• [Written request] Quote, verbatim, all material below, without pictures.

:: Material ::

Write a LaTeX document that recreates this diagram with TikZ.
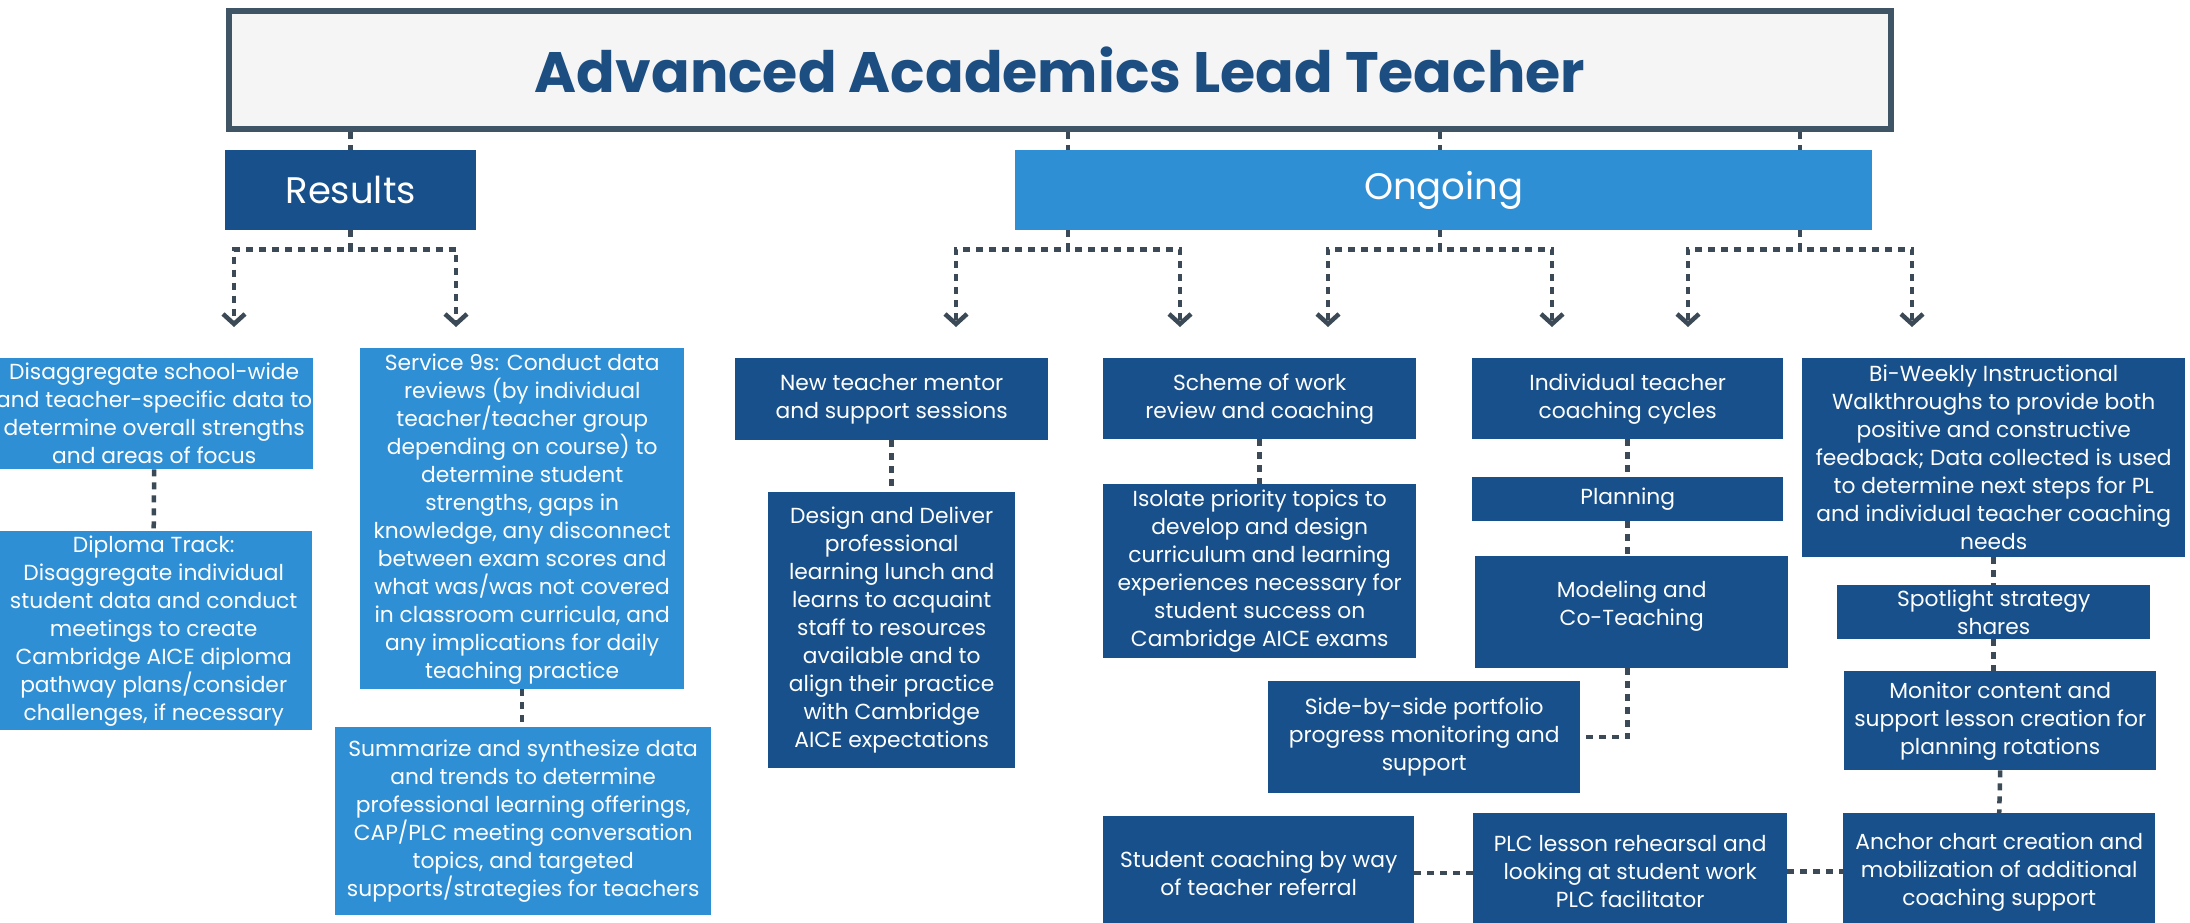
\documentclass[tikz,border=0pt]{standalone}
\usepackage{fontspec}
\setmainfont{Poppins}
\usetikzlibrary{arrows.meta}
\definecolor{aadark}{HTML}{17508A}
\definecolor{aalight}{HTML}{2F8FD5}
\definecolor{aaline}{HTML}{3B4A56}
\definecolor{aaframe}{HTML}{3F5565}
\definecolor{aatitle}{HTML}{1C4E82}
\definecolor{aapaper}{HTML}{F5F5F5}
\tikzset{
  boxnode/.style = {align=center, inner sep=1pt, anchor=north west,
    text=white, font=\fontsize{21.8}{28}\selectfont},
  box_d/.style = {boxnode, fill=aadark},
  box_l/.style = {boxnode, fill=aalight},
  link/.style = {draw=aaline, line width=4.5pt, dash pattern=on 7pt off 6pt}
}

\begin{document}
\begin{tikzpicture}[x=1pt,y=-1pt,>={Straight Barb[length=10pt,width=22pt]}]
\useasboundingbox (0,0) rectangle (2190,923);
\clip (0,0) rectangle (2190,923);
\fill[white] (0,0) rectangle (2190,923);

% head and the two groups
\node[draw=aaframe, line width=6pt, fill=aapaper, anchor=north west,
  minimum width=1662pt, minimum height=118pt, text=aatitle,
  font=\bfseries\fontsize{57}{60}\selectfont] (title) at (226,8)
  {Advanced Academics Lead Teacher};
\node[box_d, minimum width=251pt, minimum height=80pt,
  font=\fontsize{37}{40}\selectfont] (results) at (225,150) {Results};
\node[box_l, minimum width=857pt, minimum height=80pt,
  font=\fontsize{37}{40}\selectfont] (ongoing) at (1015,150) {Ongoing};

% results
\node[box_l, minimum width=317pt, minimum height=111pt] (disagg) at (-5,358)
  {Disaggregate school-wide\\ and teacher-specific data to\\ determine overall strengths\\ and areas of focus};
\node[box_l, minimum width=317pt, minimum height=199pt] (diploma) at (-5,531)
  {Diploma Track:\\ Disaggregate individual\\ student data and conduct\\ meetings to create\\ Cambridge AICE diploma\\ pathway plans/consider\\ challenges, if necessary};
\node[box_l, minimum width=324pt, minimum height=341pt] (service) at (360,348)
  {Service 9s: Conduct data\\ reviews (by individual\\ teacher/teacher group\\ depending on course) to\\ determine student\\ strengths, gaps in\\ knowledge, any disconnect\\ between exam scores and\\ what was/was not covered\\ in classroom curricula, and\\ any implications for daily\\ teaching practice};
\node[box_l, minimum width=376pt, minimum height=188pt] (summ) at (335,727)
  {Summarize and synthesize data\\ and trends to determine\\ professional learning offerings,\\ CAP/PLC meeting conversation\\ topics, and targeted\\ supports/strategies for teachers};

% ongoing
\node[box_d, minimum width=313pt, minimum height=82pt] (newt) at (735,358)
  {New teacher mentor\\ and support sessions};
\node[box_d, minimum width=247pt, minimum height=276pt] (design) at (768,492)
  {Design and Deliver\\ professional\\ learning lunch and\\ learns to acquaint\\ staff to resources\\ available and to\\ align their practice\\ with Cambridge\\ AICE expectations};
\node[box_d, minimum width=313pt, minimum height=81pt] (scheme) at (1103,358)
  {Scheme of work\\ review and coaching};
\node[box_d, minimum width=313pt, minimum height=174pt] (isolate) at (1103,484)
  {Isolate priority topics to\\ develop and design\\ curriculum and learning\\ experiences necessary for\\ student success on\\ Cambridge AICE exams};
\node[box_d, minimum width=312pt, minimum height=112pt] (side) at (1268,681)
  {Side-by-side portfolio\\ progress monitoring and\\ support};
\node[box_d, minimum width=311pt, minimum height=114pt] (student) at (1103,816)
  {Student coaching by way\\ of teacher referral};
\node[box_d, minimum width=311pt, minimum height=81pt] (indiv) at (1472,358)
  {Individual teacher\\ coaching cycles};
\node[box_d, minimum width=311pt, minimum height=44pt] (planning) at (1472,477)
  {Planning};
\node[box_d, minimum width=313pt, minimum height=112pt] (modeling) at (1475,556)
  {Modeling and\\ Co-Teaching\\[-10pt]\mbox{}};
\node[box_d, minimum width=314pt, minimum height=117pt] (plc) at (1473,813)
  {PLC lesson rehearsal and\\ looking at student work\\ PLC facilitator};
\node[box_d, minimum width=383pt, minimum height=199pt] (biweekly) at (1802,358)
  {Bi-Weekly Instructional\\ Walkthroughs to provide both\\ positive and constructive\\ feedback; Data collected is used\\ to determine next steps for PL\\ and individual teacher coaching\\ needs};
\node[box_d, minimum width=313pt, minimum height=54pt] (spotlight) at (1837,585)
  {Spotlight strategy\\ shares};
\node[box_d, minimum width=312pt, minimum height=99pt] (monitor) at (1844,671)
  {Monitor content and\\ support lesson creation for\\ planning rotations};
\node[box_d, minimum width=312pt, minimum height=117pt] (anchor) at (1843,813)
  {Anchor chart creation and\\ mobilization of additional\\ coaching support};

% forks
\coordinate (rl) at (234,327);
\coordinate (rr) at (456,327);
\draw[link] (title.south -| results.north) -- (results.north);
\draw[link,->] (results.south) -- ++(0,19) -| (rl);
\draw[link,->] (results.south) -- ++(0,19) -| (rr);
\foreach \n/\x in {oa/1068, ob/1440, oc/1800}{
  \coordinate (\n) at (\x,190);
  \coordinate (\n_l) at (\x-112,327);
  \coordinate (\n_r) at (\x+112,327);
}
\foreach \n in {oa,ob,oc}{
  \draw[link] (title.south -| \n) -- (ongoing.north -| \n);
  \draw[link,->] (ongoing.south -| \n) -- ++(0,19) -| (\n_l);
  \draw[link,->] (ongoing.south -| \n) -- ++(0,19) -| (\n_r);
}

% chains
\draw[link] (disagg.south) -- (diploma.north);
\draw[link] (service.south) -- (service.south |- summ.north);
\draw[link] (newt.south) -- (design.north);
\draw[link] (scheme.south) -- (isolate.north);
\draw[link] (indiv.south) -- (planning.north);
\draw[link] (planning.south) -- (planning.south |- modeling.north);
\draw[link] (modeling.south -| planning.south) |- (side.east);
\draw[link] (biweekly.south) -- (spotlight.north);
\draw[link] (spotlight.south) -- (spotlight.south |- monitor.north);
\draw[link] (monitor.south) -- (anchor.north);
\draw[link] (student.east) -- (student.east -| plc.west);
\draw[link] (plc.east) -- (plc.east -| anchor.west);
\end{tikzpicture}
\end{document}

:::

• [Response]
Write a LaTeX document that recreates this diagram with TikZ.
\documentclass[tikz,border=0pt]{standalone}
\usepackage{fontspec}
\setmainfont{Poppins}
\usetikzlibrary{arrows.meta}
\definecolor{aadark}{HTML}{17508A}
\definecolor{aalight}{HTML}{2F8FD5}
\definecolor{aaline}{HTML}{3B4A56}
\definecolor{aaframe}{HTML}{3F5565}
\definecolor{aatitle}{HTML}{1C4E82}
\definecolor{aapaper}{HTML}{F5F5F5}
\tikzset{
  boxnode/.style = {align=center, inner sep=1pt, anchor=north west,
    text=white, font=\fontsize{21.8}{28}\selectfont},
  box_d/.style = {boxnode, fill=aadark},
  box_l/.style = {boxnode, fill=aalight},
  link/.style = {draw=aaline, line width=4.5pt, dash pattern=on 7pt off 6pt}
}

\begin{document}
\begin{tikzpicture}[x=1pt,y=-1pt,>={Straight Barb[length=10pt,width=22pt]}]
\useasboundingbox (0,0) rectangle (2190,923);
\clip (0,0) rectangle (2190,923);
\fill[white] (0,0) rectangle (2190,923);

% head and the two groups
\node[draw=aaframe, line width=6pt, fill=aapaper, anchor=north west,
  minimum width=1662pt, minimum height=118pt, text=aatitle,
  font=\bfseries\fontsize{57}{60}\selectfont] (title) at (226,8)
  {Advanced Academics Lead Teacher};
\node[box_d, minimum width=251pt, minimum height=80pt,
  font=\fontsize{37}{40}\selectfont] (results) at (225,150) {Results};
\node[box_l, minimum width=857pt, minimum height=80pt,
  font=\fontsize{37}{40}\selectfont] (ongoing) at (1015,150) {Ongoing};

% results
\node[box_l, minimum width=317pt, minimum height=111pt] (disagg) at (-5,358)
  {Disaggregate school-wide\\ and teacher-specific data to\\ determine overall strengths\\ and areas of focus};
\node[box_l, minimum width=317pt, minimum height=199pt] (diploma) at (-5,531)
  {Diploma Track:\\ Disaggregate individual\\ student data and conduct\\ meetings to create\\ Cambridge AICE diploma\\ pathway plans/consider\\ challenges, if necessary};
\node[box_l, minimum width=324pt, minimum height=341pt] (service) at (360,348)
  {Service 9s: Conduct data\\ reviews (by individual\\ teacher/teacher group\\ depending on course) to\\ determine student\\ strengths, gaps in\\ knowledge, any disconnect\\ between exam scores and\\ what was/was not covered\\ in classroom curricula, and\\ any implications for daily\\ teaching practice};
\node[box_l, minimum width=376pt, minimum height=188pt] (summ) at (335,727)
  {Summarize and synthesize data\\ and trends to determine\\ professional learning offerings,\\ CAP/PLC meeting conversation\\ topics, and targeted\\ supports/strategies for teachers};

% ongoing
\node[box_d, minimum width=313pt, minimum height=82pt] (newt) at (735,358)
  {New teacher mentor\\ and support sessions};
\node[box_d, minimum width=247pt, minimum height=276pt] (design) at (768,492)
  {Design and Deliver\\ professional\\ learning lunch and\\ learns to acquaint\\ staff to resources\\ available and to\\ align their practice\\ with Cambridge\\ AICE expectations};
\node[box_d, minimum width=313pt, minimum height=81pt] (scheme) at (1103,358)
  {Scheme of work\\ review and coaching};
\node[box_d, minimum width=313pt, minimum height=174pt] (isolate) at (1103,484)
  {Isolate priority topics to\\ develop and design\\ curriculum and learning\\ experiences necessary for\\ student success on\\ Cambridge AICE exams};
\node[box_d, minimum width=312pt, minimum height=112pt] (side) at (1268,681)
  {Side-by-side portfolio\\ progress monitoring and\\ support};
\node[box_d, minimum width=311pt, minimum height=114pt] (student) at (1103,816)
  {Student coaching by way\\ of teacher referral};
\node[box_d, minimum width=311pt, minimum height=81pt] (indiv) at (1472,358)
  {Individual teacher\\ coaching cycles};
\node[box_d, minimum width=311pt, minimum height=44pt] (planning) at (1472,477)
  {Planning};
\node[box_d, minimum width=313pt, minimum height=112pt] (modeling) at (1475,556)
  {Modeling and\\ Co-Teaching\\[-10pt]\mbox{}};
\node[box_d, minimum width=314pt, minimum height=117pt] (plc) at (1473,813)
  {PLC lesson rehearsal and\\ looking at student work\\ PLC facilitator};
\node[box_d, minimum width=383pt, minimum height=199pt] (biweekly) at (1802,358)
  {Bi-Weekly Instructional\\ Walkthroughs to provide both\\ positive and constructive\\ feedback; Data collected is used\\ to determine next steps for PL\\ and individual teacher coaching\\ needs};
\node[box_d, minimum width=313pt, minimum height=54pt] (spotlight) at (1837,585)
  {Spotlight strategy\\ shares};
\node[box_d, minimum width=312pt, minimum height=99pt] (monitor) at (1844,671)
  {Monitor content and\\ support lesson creation for\\ planning rotations};
\node[box_d, minimum width=312pt, minimum height=117pt] (anchor) at (1843,813)
  {Anchor chart creation and\\ mobilization of additional\\ coaching support};

% forks
\coordinate (rl) at (234,327);
\coordinate (rr) at (456,327);
\draw[link] (title.south -| results.north) -- (results.north);
\draw[link,->] (results.south) -- ++(0,19) -| (rl);
\draw[link,->] (results.south) -- ++(0,19) -| (rr);
\foreach \n/\x in {oa/1068, ob/1440, oc/1800}{
  \coordinate (\n) at (\x,190);
  \coordinate (\n_l) at (\x-112,327);
  \coordinate (\n_r) at (\x+112,327);
}
\foreach \n in {oa,ob,oc}{
  \draw[link] (title.south -| \n) -- (ongoing.north -| \n);
  \draw[link,->] (ongoing.south -| \n) -- ++(0,19) -| (\n_l);
  \draw[link,->] (ongoing.south -| \n) -- ++(0,19) -| (\n_r);
}

% chains
\draw[link] (disagg.south) -- (diploma.north);
\draw[link] (service.south) -- (service.south |- summ.north);
\draw[link] (newt.south) -- (design.north);
\draw[link] (scheme.south) -- (isolate.north);
\draw[link] (indiv.south) -- (planning.north);
\draw[link] (planning.south) -- (planning.south |- modeling.north);
\draw[link] (modeling.south -| planning.south) |- (side.east);
\draw[link] (biweekly.south) -- (spotlight.north);
\draw[link] (spotlight.south) -- (spotlight.south |- monitor.north);
\draw[link] (monitor.south) -- (anchor.north);
\draw[link] (student.east) -- (student.east -| plc.west);
\draw[link] (plc.east) -- (plc.east -| anchor.west);
\end{tikzpicture}
\end{document}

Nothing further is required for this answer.